I read the sample chapters for Duainfey at the Baen website months ago, and enjoyed them enough that this went on my list of "to be read when it comes out." I saw it in the bookstore, but fortunately shied away from paying the hardcover price for it and got it in the September Webscription from Baen instead. I don't want to think about how mad I'd be if I'd paid hardcover price for this book.
The book gets two stars [revised to 3 stars, see below] because I did care about the characters and keep reading to see what happened to them. It only gets two stars because I didn't get to see anything very interesting happen to them. "THE END" comes at an arbitrary point where nothing much has changed, nothing has been resolved, and no questions have been answered. The two main characters, who are followed in alternating chapters, don't even meet by the end of the book!
Duainfey, unfortunately, isn't a full book. It's an introduction to the next book, and it doesn't even end on a cliffhanger, it just cuts off.
As other reviews have mentioned, Rebecca dodges a horrible marriage by going off with a fey gentleman. Then the story takes a steep dive into gratuitous sexual degradation, which starts out relatively mild and escalates into gang-rape by the end of the book. Rebecca is a supposedly "willful" woman whose willfulness seems to be simple impulsiveness with no actual self-determination. I kept hoping to see her start to develop some sort of goals or desires of her own, but she didn't. Instead of plotting escape when she's unhappy, she begs, and any resistance she offers seems more like a haphazard impulse than actual defiance.

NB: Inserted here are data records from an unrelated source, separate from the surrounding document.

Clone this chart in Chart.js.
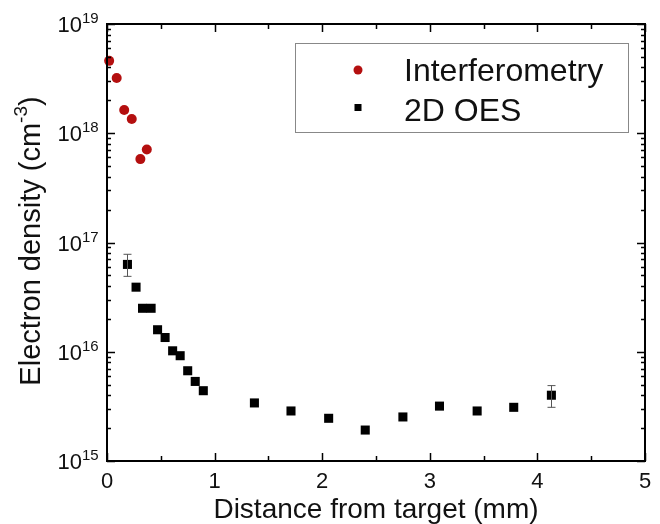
<!DOCTYPE html>
<html>
<head>
<meta charset="utf-8">
<script src="https://cdn.jsdelivr.net/npm/chart.js@4.4.1/dist/chart.umd.min.js"></script>
<style>
  html, body { margin: 0; padding: 0; background: #fff; }
  #wrap { width: 660px; height: 524px; }
</style>
</head>
<body>
<div id="wrap"><canvas id="chart" width="660" height="524"></canvas></div>
<script>
const FONT = '"Liberation Sans", Arial, sans-serif';

// Interferometry (red circles)
const interfX = [0.02, 0.09, 0.16, 0.23, 0.31, 0.37];
const interfY = [4.6e18, 3.2e18, 1.63e18, 1.35e18, 5.8e17, 7.1e17];

// 2D OES (black squares)
const oesX = [0.19, 0.27, 0.33, 0.41, 0.47, 0.54, 0.61, 0.68, 0.75, 0.82, 0.895,
  1.37, 1.71, 2.06, 2.40, 2.75, 3.09, 3.44, 3.78, 4.13];
const oesY = [6.3e16, 3.9e16, 2.5e16, 2.5e16, 1.59e16, 1.35e16, 1.02e16, 9.2e15, 6.7e15, 5.35e15, 4.4e15,
  3.4e15, 2.87e15, 2.46e15, 1.92e15, 2.53e15, 3.18e15, 2.87e15, 3.1e15, 4.0e15];
// error bars (only first and last points have them)
const oesErrLow = [4.9e16, null, null, null, null, null, null, null, null, null, null,
  null, null, null, null, null, null, null, null, 3.1e15];
const oesErrHigh = [7.8e16, null, null, null, null, null, null, null, null, null, null,
  null, null, null, null, null, null, null, null, 4.9e15];

const xTicks = [0, 1, 2, 3, 4, 5];
const yDecades = [15, 16, 17, 18, 19];

const seriesNames = ['Interferometry', '2D OES'];
const seriesColors = ['#b40f0f', '#000000'];

const toPoints = (xs, ys) => xs.map((x, i) => ({ x, y: ys[i] }));

const decorPlugin = {
  id: 'decor',
  afterDatasetsDraw(chart) {
    const { ctx, chartArea: a, scales: { x, y } } = chart;
    ctx.save();
    ctx.strokeStyle = '#000';

    // inward ticks on all four sides
    ctx.lineWidth = 1.5;
    ctx.beginPath();
    for (let v = 0; v <= 5.001; v += 0.5) {
      const px = Math.round(x.getPixelForValue(v)) + 0.5;
      const len = Math.abs(v - Math.round(v)) < 1e-6 ? 8 : 5;
      ctx.moveTo(px, a.bottom); ctx.lineTo(px, a.bottom - len);
      ctx.moveTo(px, a.top); ctx.lineTo(px, a.top + len);
    }
    yDecades.forEach((e) => {
      for (let m = 1; m <= 9; m++) {
        if (e === 19 && m > 1) break;
        const py = Math.round(y.getPixelForValue(m * Math.pow(10, e))) + 0.5;
        const len = m === 1 ? 8 : 4;
        ctx.moveTo(a.left, py); ctx.lineTo(a.left + len, py);
        ctx.moveTo(a.right, py); ctx.lineTo(a.right - len, py);
      }
    });
    ctx.stroke();

    // frame
    ctx.lineWidth = 2;
    ctx.strokeRect(a.left, a.top, a.right - a.left, a.bottom - a.top);

    // error bars
    ctx.strokeStyle = '#555';
    ctx.lineWidth = 1;
    ctx.beginPath();
    oesX.forEach((vx, i) => {
      if (oesErrLow[i] == null) return;
      const px = Math.round(x.getPixelForValue(vx)) + 0.5;
      const pl = y.getPixelForValue(oesErrLow[i]);
      const ph = y.getPixelForValue(oesErrHigh[i]);
      ctx.moveTo(px, pl); ctx.lineTo(px, ph);
      ctx.moveTo(px - 4, pl); ctx.lineTo(px + 4, pl);
      ctx.moveTo(px - 4, ph); ctx.lineTo(px + 4, ph);
    });
    ctx.stroke();

    // y tick labels 10^n
    ctx.fillStyle = '#111';
    ctx.textBaseline = 'alphabetic';
    yDecades.forEach((e) => {
      const py = y.getPixelForValue(Math.pow(10, e));
      ctx.font = '22px ' + FONT;
      ctx.textAlign = 'right';
      ctx.fillText('10', 82, py + 8);
      ctx.font = '15px ' + FONT;
      ctx.textAlign = 'left';
      ctx.fillText(String(e), 82, py - 1);
    });

    // y axis title, rotated
    ctx.save();
    ctx.translate(40, 241);
    ctx.rotate(-Math.PI / 2);
    const main = 'Electron density (cm';
    ctx.font = '29px ' + FONT;
    const w1 = ctx.measureText(main).width;
    ctx.font = '19px ' + FONT;
    const w2 = ctx.measureText('-3').width;
    ctx.font = '29px ' + FONT;
    const w3 = ctx.measureText(')').width;
    let sx = -(w1 + w2 + w3) / 2;
    ctx.textAlign = 'left';
    ctx.fillText(main, sx, 0);
    sx += w1;
    ctx.font = '19px ' + FONT;
    ctx.fillText('-3', sx, -13);
    sx += w2;
    ctx.font = '29px ' + FONT;
    ctx.fillText(')', sx, 0);
    ctx.restore();

    // legend box
    ctx.strokeStyle = '#888';
    ctx.lineWidth = 1;
    ctx.strokeRect(295.5, 43.5, 333, 89);
    ctx.font = '32px ' + FONT;
    ctx.fillStyle = '#111';
    ctx.textAlign = 'left';
    ctx.fillText(seriesNames[0], 404, 81);
    ctx.fillText(seriesNames[1], 404, 121);
    ctx.fillStyle = seriesColors[0];
    ctx.beginPath();
    ctx.arc(358, 70, 4.5, 0, Math.PI * 2);
    ctx.fill();
    ctx.fillStyle = seriesColors[1];
    ctx.fillRect(354.5, 104, 7, 7);

    ctx.restore();
  }
};

new Chart(document.getElementById('chart'), {
  type: 'scatter',
  data: {
    datasets: [
      {
        label: seriesNames[0],
        data: toPoints(interfX, interfY),
        pointStyle: 'circle',
        pointRadius: 5,
        backgroundColor: seriesColors[0],
        borderColor: seriesColors[0],
        borderWidth: 0,
        clip: false,
      },
      {
        label: seriesNames[1],
        data: toPoints(oesX, oesY),
        pointStyle: 'rect',
        pointRadius: 6.4,
        backgroundColor: seriesColors[1],
        borderColor: seriesColors[1],
        borderWidth: 0,
        clip: false,
      },
    ],
  },
  options: {
    responsive: false,
    animation: false,
    events: [],
    layout: { padding: { top: 24, right: 15, left: 0, bottom: 0 } },
    plugins: { legend: { display: false }, tooltip: { enabled: false } },
    scales: {
      x: {
        type: 'linear',
        min: 0,
        max: 5,
        afterFit: (s) => { s.height = 63; },
        afterBuildTicks: (s) => { s.ticks = xTicks.map((v) => ({ value: v })); },
        grid: { display: false },
        border: { display: false },
        ticks: { color: '#111', font: { family: FONT, size: 22 }, padding: 0, maxRotation: 0 },
        title: {
          display: true,
          text: 'Distance from target (mm)',
          color: '#111',
          font: { family: FONT, size: 28, lineHeight: 1 },
          padding: { top: 0, bottom: 0 },
        },
      },
      y: {
        type: 'logarithmic',
        min: 1e15,
        max: 1e19,
        afterFit: (s) => { s.width = 107; },
        grid: { display: false },
        border: { display: false },
        ticks: { display: false },
      },
    },
  },
  plugins: [decorPlugin],
});
</script>
</body>
</html>
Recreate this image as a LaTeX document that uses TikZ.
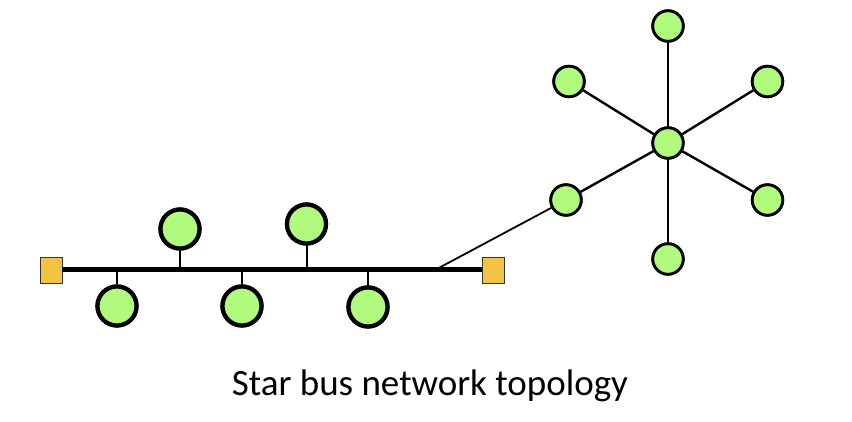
\documentclass[tikz,border=0pt]{standalone}
\usepackage{fontspec}
\newfontfamily\capfont{Carlito}
\usepackage{tikz}
\usetikzlibrary{positioning}
\definecolor{hostgreen}{RGB}{176,250,125}
\definecolor{termorange}{RGB}{244,194,66}

\begin{document}
\begin{tikzpicture}[x=1pt,y=-1pt,
    bushost/.style={circle,draw,line width=4.2pt,fill=hostgreen,minimum size=39pt,inner sep=0pt},
    starhost/.style={circle,draw,line width=2.8pt,fill=hostgreen,minimum size=30.5pt,inner sep=0pt},
    terminator/.style={draw=black!80,line width=0.8pt,fill=termorange,minimum width=22pt,minimum height=26pt,inner sep=0pt},
    spoke/.style={line width=2.4pt},
    stem/.style={line width=2pt}]
    \useasboundingbox (0,0) rectangle (852,422);
    % bus
    \node[terminator] (t1) at (51,270) {};
    \node[terminator] (t2) at (493.5,270) {};
    \draw[line width=5pt] (t1.east) -- (t2.west);
    \coordinate (tap) at (435,270);
    \node[bushost] (b1) at (180,229) {};
    \node[bushost] (b2) at (306.5,224) {};
    \node[bushost] (b3) at (117,306) {};
    \node[bushost] (b4) at (242,306) {};
    \node[bushost] (b5) at (368,307) {};
    \foreach \h in {b1,b2,b3,b4,b5}
        \draw[stem] (\h) -- (\h |- tap);
    % star
    \node[starhost] (s0) at (668,143) {};
    \node[starhost] (s1) at (668,26) {};
    \node[starhost] (s2) at (569,81.5) {};
    \node[starhost] (s3) at (767.5,81.5) {};
    \node[starhost] (s4) at (566,200) {};
    \node[starhost] (s5) at (767.5,200) {};
    \node[starhost] (s6) at (668,259) {};
    \foreach \h in {s1,s2,s3,s4,s5,s6}
        \draw[spoke] (s0) -- (\h);
    \draw[line width=1.8pt] (tap) -- (s4);
    \foreach \h in {s0,s1,s2,s3,s4,s5,s6}
        \node[starhost] at (\h) {};
    \foreach \h in {b1,b2,b3,b4,b5}
        \node[bushost] at (\h) {};
    \node[font=\capfont\fontsize{37}{44}\selectfont,anchor=base] (caption) at (430,395) {Star bus network topology};
\end{tikzpicture}
\end{document}
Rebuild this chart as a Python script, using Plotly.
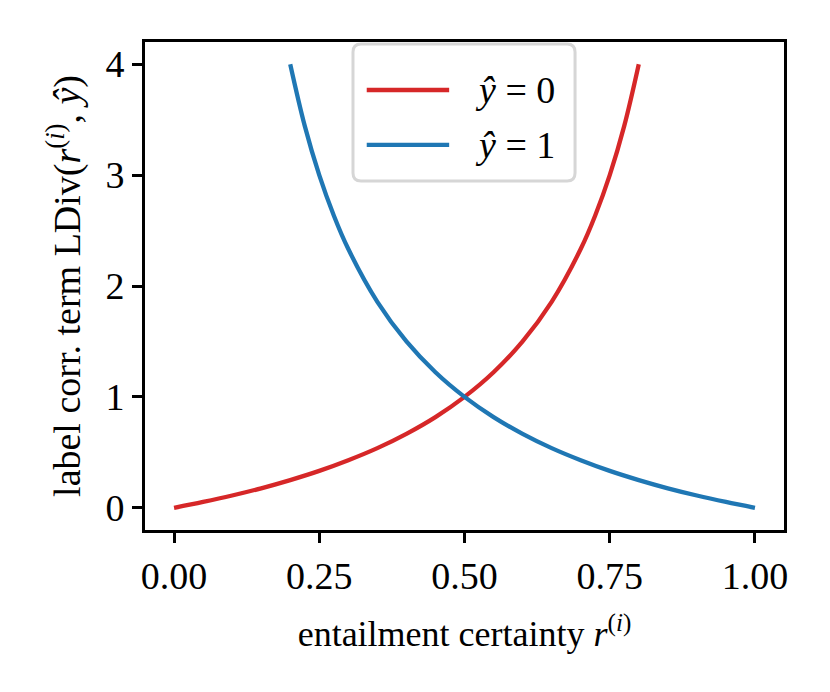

Regarding the other main character: through flashbacks, the reader is shown that Meripen is horribly traumatized by the torture and degradation he and his (now dead) lover suffered at the hands of humans eager to steal their magic. That's basically the only role he plays in this book, except to give a little background to Sian, who in the last page or two helps Rebecca win free from her (partially self-imposed) sexual slavery. (I'm not really sure why Sian gets involved, she just does.) He hates humans for what they did, until he finds out that there are humans living on his cousin's lands, and gains an inkling that they may actually be decent people. This doesn't seem like too much of a struggle, since the trees are willing to vouch for them. I suppose it might be counted as a small change, but one that I would anticipate at an early chapter-end, rather than at the end of the book. He doesn't get the chance to do anything with his inkling, or even turn it into a full change of opinion.
In retrospect, it seems blatantly obvious that the only purpose of this book is to subject Rebecca to enough abuse at fey hands to make her damage and trauma equal to Meripen's, while letting the reader know how damaged and traumatized (at human hands) he is already. Once she's been sufficiently abused, the book ends, presumably leaving any actual plot to occur in the second book.
It is possible to write duologies, trilogies and series where each book has a plot that wraps up enough questions to satisfy the reader while leaving enough loose ends to entice them into reading the next book. Just look at the books of Mercedes Lackey, Patricia Briggs or Holly Lisle for excellent examples of this.
Or, as the authors have chosen to do with Duainfey and Longeye, you can take one long book, hack it in half and sell each half as "part of a duology" to make more money, with no care for whether the first book leaves the reader with the literary equivalent of blue balls.
[Edit: I've learned a lot about the market in the past couple of years, enough to have a lot more sympathy for the authors and how little control they may have once a book goes into the publisher's hands. I haven't read Longeye, and I wouldn't suggest reading Duainfey without the sequel close to hand, but I'll reiterate here that I did care about what happened to the characters, and if you don't mind the sexual abuse in the content, you may well enjoy the two books together. If the book was simply bad or boring, I wouldn't have been disappointed enough by the ending to write this review.]